**GIVEN TASK:**
Copy the data that follows, character for character, minus the pictures.

* BEGIN COLLECTED DATA *

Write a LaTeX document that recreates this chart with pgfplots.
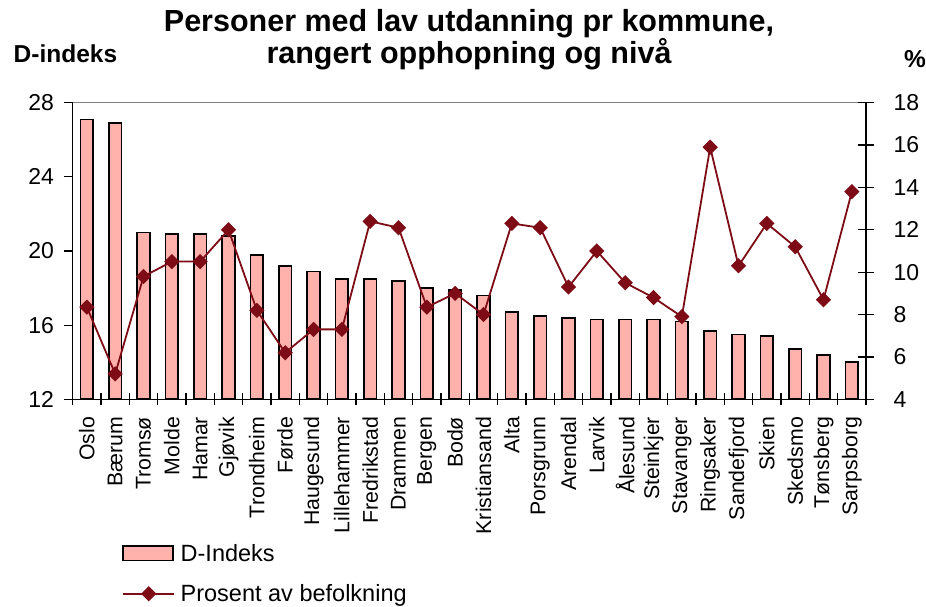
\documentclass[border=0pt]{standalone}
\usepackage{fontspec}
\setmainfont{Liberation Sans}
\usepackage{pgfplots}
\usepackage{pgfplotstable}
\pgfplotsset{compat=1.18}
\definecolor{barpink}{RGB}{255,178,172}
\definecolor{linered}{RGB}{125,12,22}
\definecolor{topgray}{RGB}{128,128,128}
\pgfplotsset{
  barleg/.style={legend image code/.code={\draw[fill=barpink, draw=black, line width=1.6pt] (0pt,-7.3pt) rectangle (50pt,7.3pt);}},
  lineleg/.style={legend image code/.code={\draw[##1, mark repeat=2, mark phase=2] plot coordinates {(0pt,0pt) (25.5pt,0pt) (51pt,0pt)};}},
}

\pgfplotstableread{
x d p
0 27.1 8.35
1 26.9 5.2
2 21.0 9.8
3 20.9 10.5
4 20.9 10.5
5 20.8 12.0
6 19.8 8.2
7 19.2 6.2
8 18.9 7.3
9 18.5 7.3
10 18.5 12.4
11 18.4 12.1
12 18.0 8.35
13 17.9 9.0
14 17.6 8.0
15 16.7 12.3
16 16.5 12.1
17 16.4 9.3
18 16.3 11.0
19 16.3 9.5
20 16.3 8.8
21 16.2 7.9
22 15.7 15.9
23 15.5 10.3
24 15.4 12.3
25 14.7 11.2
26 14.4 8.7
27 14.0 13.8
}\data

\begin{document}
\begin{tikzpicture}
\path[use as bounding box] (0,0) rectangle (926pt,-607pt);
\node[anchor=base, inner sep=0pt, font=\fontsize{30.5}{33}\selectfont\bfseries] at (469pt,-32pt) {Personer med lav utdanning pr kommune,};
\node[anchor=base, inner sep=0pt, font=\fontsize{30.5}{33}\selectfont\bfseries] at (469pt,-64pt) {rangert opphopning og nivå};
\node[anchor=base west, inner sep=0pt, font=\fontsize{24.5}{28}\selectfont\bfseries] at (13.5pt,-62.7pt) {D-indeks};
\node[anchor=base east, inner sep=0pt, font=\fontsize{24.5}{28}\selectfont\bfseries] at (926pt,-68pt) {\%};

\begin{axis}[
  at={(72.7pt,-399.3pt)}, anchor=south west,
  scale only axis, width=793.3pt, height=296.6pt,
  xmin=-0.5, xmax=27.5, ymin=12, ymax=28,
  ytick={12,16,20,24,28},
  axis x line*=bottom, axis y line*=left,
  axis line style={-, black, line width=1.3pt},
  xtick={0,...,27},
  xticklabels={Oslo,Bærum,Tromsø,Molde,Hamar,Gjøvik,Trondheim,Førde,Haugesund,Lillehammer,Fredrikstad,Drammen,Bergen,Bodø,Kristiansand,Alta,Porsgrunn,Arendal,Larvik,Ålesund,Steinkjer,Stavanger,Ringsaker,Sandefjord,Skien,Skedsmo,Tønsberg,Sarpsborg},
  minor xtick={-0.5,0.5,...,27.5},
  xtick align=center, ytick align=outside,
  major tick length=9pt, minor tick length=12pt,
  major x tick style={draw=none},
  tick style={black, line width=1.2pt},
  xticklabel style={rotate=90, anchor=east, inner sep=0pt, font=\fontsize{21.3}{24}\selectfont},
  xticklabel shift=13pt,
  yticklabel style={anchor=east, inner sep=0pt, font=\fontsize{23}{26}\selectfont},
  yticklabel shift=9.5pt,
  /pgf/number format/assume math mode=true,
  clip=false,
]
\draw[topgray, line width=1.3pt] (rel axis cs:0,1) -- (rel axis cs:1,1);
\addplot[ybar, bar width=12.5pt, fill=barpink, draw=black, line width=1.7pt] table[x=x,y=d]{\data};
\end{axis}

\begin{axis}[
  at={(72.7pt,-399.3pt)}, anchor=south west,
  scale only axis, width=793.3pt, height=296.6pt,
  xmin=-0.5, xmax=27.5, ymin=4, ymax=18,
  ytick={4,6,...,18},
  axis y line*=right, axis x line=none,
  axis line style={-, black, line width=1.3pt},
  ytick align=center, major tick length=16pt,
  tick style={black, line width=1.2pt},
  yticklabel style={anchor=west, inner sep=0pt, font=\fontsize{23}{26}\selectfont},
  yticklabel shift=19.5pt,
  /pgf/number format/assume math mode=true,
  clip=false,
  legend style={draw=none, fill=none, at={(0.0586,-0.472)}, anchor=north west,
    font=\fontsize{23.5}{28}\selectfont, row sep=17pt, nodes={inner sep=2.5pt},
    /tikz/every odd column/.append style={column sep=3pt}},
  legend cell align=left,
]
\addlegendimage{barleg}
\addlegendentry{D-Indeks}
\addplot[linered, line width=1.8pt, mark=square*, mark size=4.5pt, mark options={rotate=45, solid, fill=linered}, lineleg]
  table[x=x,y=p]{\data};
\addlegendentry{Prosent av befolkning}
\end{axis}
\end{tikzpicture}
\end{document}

* END COLLECTED DATA *

**OUTPUT FOR THIS TASK:**
Write a LaTeX document that recreates this chart with pgfplots.
\documentclass[border=0pt]{standalone}
\usepackage{fontspec}
\setmainfont{Liberation Sans}
\usepackage{pgfplots}
\usepackage{pgfplotstable}
\pgfplotsset{compat=1.18}
\definecolor{barpink}{RGB}{255,178,172}
\definecolor{linered}{RGB}{125,12,22}
\definecolor{topgray}{RGB}{128,128,128}
\pgfplotsset{
  barleg/.style={legend image code/.code={\draw[fill=barpink, draw=black, line width=1.6pt] (0pt,-7.3pt) rectangle (50pt,7.3pt);}},
  lineleg/.style={legend image code/.code={\draw[##1, mark repeat=2, mark phase=2] plot coordinates {(0pt,0pt) (25.5pt,0pt) (51pt,0pt)};}},
}

\pgfplotstableread{
x d p
0 27.1 8.35
1 26.9 5.2
2 21.0 9.8
3 20.9 10.5
4 20.9 10.5
5 20.8 12.0
6 19.8 8.2
7 19.2 6.2
8 18.9 7.3
9 18.5 7.3
10 18.5 12.4
11 18.4 12.1
12 18.0 8.35
13 17.9 9.0
14 17.6 8.0
15 16.7 12.3
16 16.5 12.1
17 16.4 9.3
18 16.3 11.0
19 16.3 9.5
20 16.3 8.8
21 16.2 7.9
22 15.7 15.9
23 15.5 10.3
24 15.4 12.3
25 14.7 11.2
26 14.4 8.7
27 14.0 13.8
}\data

\begin{document}
\begin{tikzpicture}
\path[use as bounding box] (0,0) rectangle (926pt,-607pt);
\node[anchor=base, inner sep=0pt, font=\fontsize{30.5}{33}\selectfont\bfseries] at (469pt,-32pt) {Personer med lav utdanning pr kommune,};
\node[anchor=base, inner sep=0pt, font=\fontsize{30.5}{33}\selectfont\bfseries] at (469pt,-64pt) {rangert opphopning og nivå};
\node[anchor=base west, inner sep=0pt, font=\fontsize{24.5}{28}\selectfont\bfseries] at (13.5pt,-62.7pt) {D-indeks};
\node[anchor=base east, inner sep=0pt, font=\fontsize{24.5}{28}\selectfont\bfseries] at (926pt,-68pt) {\%};

\begin{axis}[
  at={(72.7pt,-399.3pt)}, anchor=south west,
  scale only axis, width=793.3pt, height=296.6pt,
  xmin=-0.5, xmax=27.5, ymin=12, ymax=28,
  ytick={12,16,20,24,28},
  axis x line*=bottom, axis y line*=left,
  axis line style={-, black, line width=1.3pt},
  xtick={0,...,27},
  xticklabels={Oslo,Bærum,Tromsø,Molde,Hamar,Gjøvik,Trondheim,Førde,Haugesund,Lillehammer,Fredrikstad,Drammen,Bergen,Bodø,Kristiansand,Alta,Porsgrunn,Arendal,Larvik,Ålesund,Steinkjer,Stavanger,Ringsaker,Sandefjord,Skien,Skedsmo,Tønsberg,Sarpsborg},
  minor xtick={-0.5,0.5,...,27.5},
  xtick align=center, ytick align=outside,
  major tick length=9pt, minor tick length=12pt,
  major x tick style={draw=none},
  tick style={black, line width=1.2pt},
  xticklabel style={rotate=90, anchor=east, inner sep=0pt, font=\fontsize{21.3}{24}\selectfont},
  xticklabel shift=13pt,
  yticklabel style={anchor=east, inner sep=0pt, font=\fontsize{23}{26}\selectfont},
  yticklabel shift=9.5pt,
  /pgf/number format/assume math mode=true,
  clip=false,
]
\draw[topgray, line width=1.3pt] (rel axis cs:0,1) -- (rel axis cs:1,1);
\addplot[ybar, bar width=12.5pt, fill=barpink, draw=black, line width=1.7pt] table[x=x,y=d]{\data};
\end{axis}

\begin{axis}[
  at={(72.7pt,-399.3pt)}, anchor=south west,
  scale only axis, width=793.3pt, height=296.6pt,
  xmin=-0.5, xmax=27.5, ymin=4, ymax=18,
  ytick={4,6,...,18},
  axis y line*=right, axis x line=none,
  axis line style={-, black, line width=1.3pt},
  ytick align=center, major tick length=16pt,
  tick style={black, line width=1.2pt},
  yticklabel style={anchor=west, inner sep=0pt, font=\fontsize{23}{26}\selectfont},
  yticklabel shift=19.5pt,
  /pgf/number format/assume math mode=true,
  clip=false,
  legend style={draw=none, fill=none, at={(0.0586,-0.472)}, anchor=north west,
    font=\fontsize{23.5}{28}\selectfont, row sep=17pt, nodes={inner sep=2.5pt},
    /tikz/every odd column/.append style={column sep=3pt}},
  legend cell align=left,
]
\addlegendimage{barleg}
\addlegendentry{D-Indeks}
\addplot[linered, line width=1.8pt, mark=square*, mark size=4.5pt, mark options={rotate=45, solid, fill=linered}, lineleg]
  table[x=x,y=p]{\data};
\addlegendentry{Prosent av befolkning}
\end{axis}
\end{tikzpicture}
\end{document}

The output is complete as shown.